Within 90 seconds of Pence beginning to speak, a pair of protesters shouted and held up a banner saying "Trump and Pence must go." Supporters responded shouting, "USA."
It was the first of five protest interruptions in Pence's first five minutes of addressing the audience, including a woman who shouted: "Do you want babies in jail?" That was an apparent reference to the administration's "zero tolerance" policy on immigration resulting in migrant children being separated from their families.
Nearly 20 minutes later, Pence said, "President Trump and I are grateful for the leadership of Congressman Peter Roskam." A protester stood and asked, "Has anybody seen Peter Roskam anywhere?"
Pence's visit included a fundraiser for the Wheaton Republican, who remained in Washington for House votes.
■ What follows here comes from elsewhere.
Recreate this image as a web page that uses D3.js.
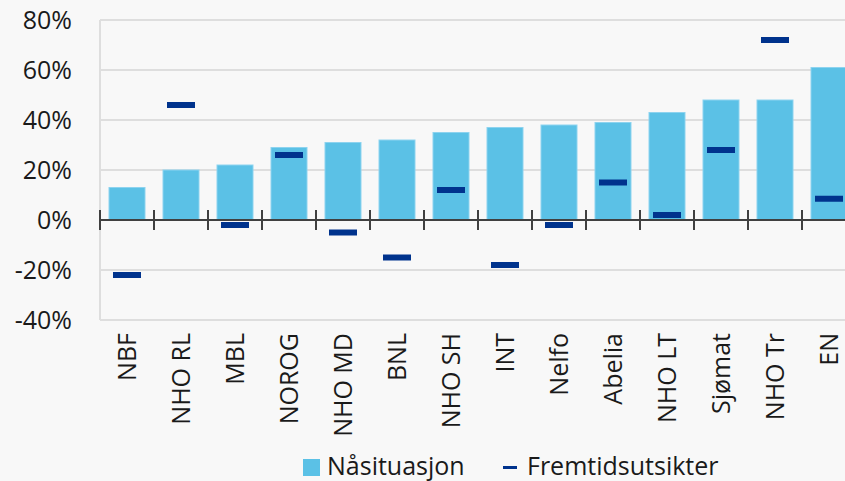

As the protester was being removed, Pence continued: "Congressman Peter Roskam deserves the support of the people of Illinois."
Roskam is facing Democratic businessman Sean Casten in November, in the northwest and west suburban 6th Congressional District in which Democrat Hillary Clinton defeated Trump by 7 percentage points.
Democrats and allied groups protested outside the event, led by state Rep. Christian Mitchell of Chicago, who was recently named the interim executive director of the Democratic Party of Illinois.
"I'm really grateful for almost everybody who came," Pence said as he closed his remarks. "But I respect everybody that came. That's what freedom sounds like."